**WRITTEN INSTRUCTION**: Filter the data below for the string "React" and copy each matching line.

**GIVEN DATA**:
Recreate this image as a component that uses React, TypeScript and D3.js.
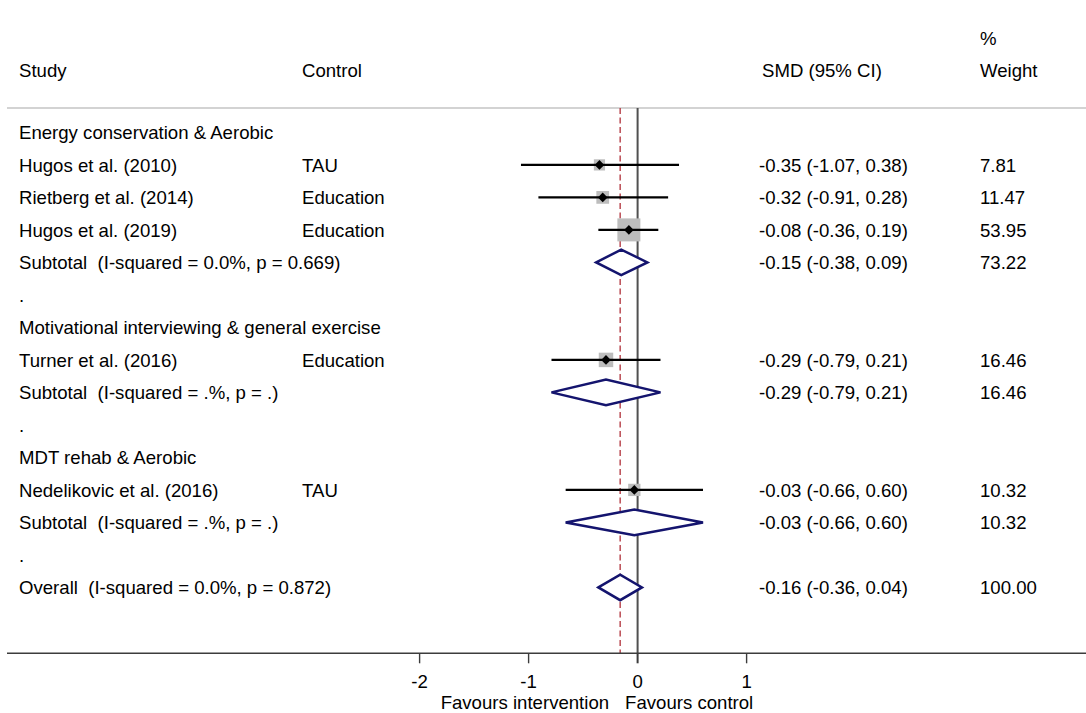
import React from "react";
import * as d3 from "d3";

// Subgroups of the meta-analysis
const groupNames = [
  "Energy conservation & Aerobic",
  "Motivational interviewing & general exercise",
  "MDT rehab & Aerobic",
];

// Individual studies
const studyLabels = [
  "Hugos et al. (2010)",
  "Rietberg et al. (2014)",
  "Hugos et al. (2019)",
  "Turner et al. (2016)",
  "Nedelikovic et al. (2016)",
];
const studyGroup = [0, 0, 0, 1, 2];
const studyControl = ["TAU", "Education", "Education", "Education", "TAU"];
const studySMD = [-0.35, -0.32, -0.08, -0.29, -0.03];
const studyLow = [-1.07, -0.91, -0.36, -0.79, -0.66];
const studyHigh = [0.38, 0.28, 0.19, 0.21, 0.6];
const studyWeight = [7.81, 11.47, 53.95, 16.46, 10.32];

// Pooled subgroup estimates
const subtotalLabels = [
  "Subtotal  (I-squared = 0.0%, p = 0.669)",
  "Subtotal  (I-squared = .%, p = .)",
  "Subtotal  (I-squared = .%, p = .)",
];
const subtotalSMD = [-0.15, -0.29, -0.03];
const subtotalLow = [-0.38, -0.79, -0.66];
const subtotalHigh = [0.09, 0.21, 0.6];
const subtotalWeight = [73.22, 16.46, 10.32];

// Overall pooled estimate
const overallLabel = "Overall  (I-squared = 0.0%, p = 0.872)";
const overallSMD = -0.16;
const overallLow = -0.36;
const overallHigh = 0.04;
const overallWeight = 100.0;

const axisTicks = [-2, -1, 0, 1];
const favourLeft = "Favours intervention";
const favourRight = "Favours control";

const W = 1086;
const H = 713;
const FONT = "'Liberation Sans', Arial, Helvetica, sans-serif";
const FS = 18.6;

type Row =
  | { kind: "group"; label: string }
  | { kind: "study"; i: number }
  | { kind: "subtotal"; g: number }
  | { kind: "blank" }
  | { kind: "overall" };

function buildRows(): Row[] {
  const rows: Row[] = [];
  groupNames.forEach((name, g) => {
    rows.push({ kind: "group", label: name });
    studyLabels.forEach((_, i) => {
      if (studyGroup[i] === g) rows.push({ kind: "study", i });
    });
    rows.push({ kind: "subtotal", g });
    rows.push({ kind: "blank" });
  });
  rows.push({ kind: "overall" });
  return rows;
}

const fmt = (v: number) => v.toFixed(2);
const ciText = (m: number, lo: number, hi: number) =>
  `${fmt(m)} (${fmt(lo)}, ${fmt(hi)})`;

export default function App() {
  const rows = buildRows();

  const x = d3.scaleLinear().domain([0, 1]).range([637.6, 746.6]);
  const y = d3
    .scaleLinear()
    .domain([0, 1])
    .range([132.4, 132.4 + 32.5]);
  const boxSide = d3
    .scaleLinear()
    .domain([Math.sqrt(7.81), Math.sqrt(53.95)])
    .range([11.2, 23]);

  const colStudy = 19;
  const colControl = 302;
  const colCI = 759;
  const colWeight = 980;
  const headerLineY = 108;
  const axisY = 653.3;
  const diamondHalf = 12.8;

  const navy = "#14146e";

  const diamond = (m: number, lo: number, hi: number, cy: number) => {
    const path = d3.path();
    path.moveTo(x(lo), cy);
    path.lineTo(x(m), cy - diamondHalf);
    path.lineTo(x(hi), cy);
    path.lineTo(x(m), cy + diamondHalf);
    path.closePath();
    return path.toString();
  };

  const textProps = {
    fontFamily: FONT,
    fontSize: FS,
    fill: "#000",
    style: { whiteSpace: "pre" as const },
  };
  const base = (cy: number) => cy + 6.7;

  return (
    <svg
      width={W}
      height={H}
      style={{ position: "absolute", left: 0, top: 0, background: "#fff" }}
    >
      <rect x={0} y={0} width={W} height={H} fill="#fff" />

      {/* column headers */}
      <text {...textProps} x={colStudy} y={base(70)}>Study</text>
      <text {...textProps} x={colControl} y={base(70)}>Control</text>
      <text {...textProps} x={762} y={base(70)}>SMD (95% CI)</text>
      <text {...textProps} x={colWeight} y={base(38.5)}>%</text>
      <text {...textProps} x={colWeight} y={base(70)}>Weight</text>
      <line
        x1={7}
        x2={W}
        y1={headerLineY}
        y2={headerLineY}
        stroke="#c4c4c4"
        strokeWidth={1.5}
      />

      {/* reference lines */}
      <line
        x1={x(0)}
        x2={x(0)}
        y1={headerLineY}
        y2={axisY}
        stroke="#505050"
        strokeWidth={2}
      />
      <line
        x1={x(overallSMD)}
        x2={x(overallSMD)}
        y1={headerLineY}
        y2={axisY}
        stroke="#b0303a"
        strokeWidth={1.3}
        strokeDasharray="6,3.5"
      />

      {rows.map((r, k) => {
        const cy = y(k);
        if (r.kind === "group") {
          return (
            <text key={k} {...textProps} x={colStudy} y={base(cy)}>
              {r.label}
            </text>
          );
        }
        if (r.kind === "blank") {
          return (
            <text key={k} {...textProps} x={colStudy} y={base(cy)}>
              .
            </text>
          );
        }
        if (r.kind === "study") {
          const i = r.i;
          const s = boxSide(Math.sqrt(studyWeight[i]));
          const cx = x(studySMD[i]);
          const m = 4.8;
          return (
            <g key={k}>
              <text {...textProps} x={colStudy} y={base(cy)}>
                {studyLabels[i]}
              </text>
              <text {...textProps} x={colControl} y={base(cy)}>
                {studyControl[i]}
              </text>
              <rect
                x={cx - s / 2}
                y={cy - s / 2}
                width={s}
                height={s}
                fill="#bdbdbd"
              />
              <line
                x1={x(studyLow[i])}
                x2={x(studyHigh[i])}
                y1={cy}
                y2={cy}
                stroke="#000"
                strokeWidth={2.3}
              />
              <path
                d={`M${cx - m},${cy}L${cx},${cy - m}L${cx + m},${cy}L${cx},${cy + m}Z`}
                fill="#000"
              />
              <text {...textProps} x={colCI} y={base(cy)}>
                {ciText(studySMD[i], studyLow[i], studyHigh[i])}
              </text>
              <text {...textProps} x={colWeight} y={base(cy)}>
                {fmt(studyWeight[i])}
              </text>
            </g>
          );
        }
        const isOverall = r.kind === "overall";
        const g = isOverall ? -1 : (r as { g: number }).g;
        const label = isOverall ? overallLabel : subtotalLabels[g];
        const m = isOverall ? overallSMD : subtotalSMD[g];
        const lo = isOverall ? overallLow : subtotalLow[g];
        const hi = isOverall ? overallHigh : subtotalHigh[g];
        const w = isOverall ? overallWeight : subtotalWeight[g];
        return (
          <g key={k}>
            <text {...textProps} x={colStudy} y={base(cy)}>
              {label}
            </text>
            <path
              d={diamond(m, lo, hi, cy)}
              fill="#fff"
              stroke={navy}
              strokeWidth={2.5}
              strokeLinejoin="miter"
            />
            <text {...textProps} x={colCI} y={base(cy)}>
              {ciText(m, lo, hi)}
            </text>
            <text {...textProps} x={colWeight} y={base(cy)}>
              {fmt(w)}
            </text>
          </g>
        );
      })}

      {/* x axis */}
      <line
        x1={7}
        x2={W}
        y1={axisY}
        y2={axisY}
        stroke="#3c3c3c"
        strokeWidth={1.6}
      />
      {axisTicks.map((t) => (
        <g key={t}>
          <line
            x1={x(t)}
            x2={x(t)}
            y1={axisY}
            y2={axisY + 10}
            stroke="#3c3c3c"
            strokeWidth={t === 0 ? 2 : 1.4}
          />
          <text
            {...textProps}
            x={x(t)}
            y={base(681)}
            textAnchor="middle"
          >
            {t}
          </text>
        </g>
      ))}
      <text {...textProps} x={x(0) - 28.5} y={base(702)} textAnchor="end">
        {favourLeft}
      </text>
      <text {...textProps} x={x(0) - 12.5} y={base(702)}>
        {favourRight}
      </text>
    </svg>
  );
}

**RESULT**:
Recreate this image as a component that uses React, TypeScript and D3.js.
import React from "react";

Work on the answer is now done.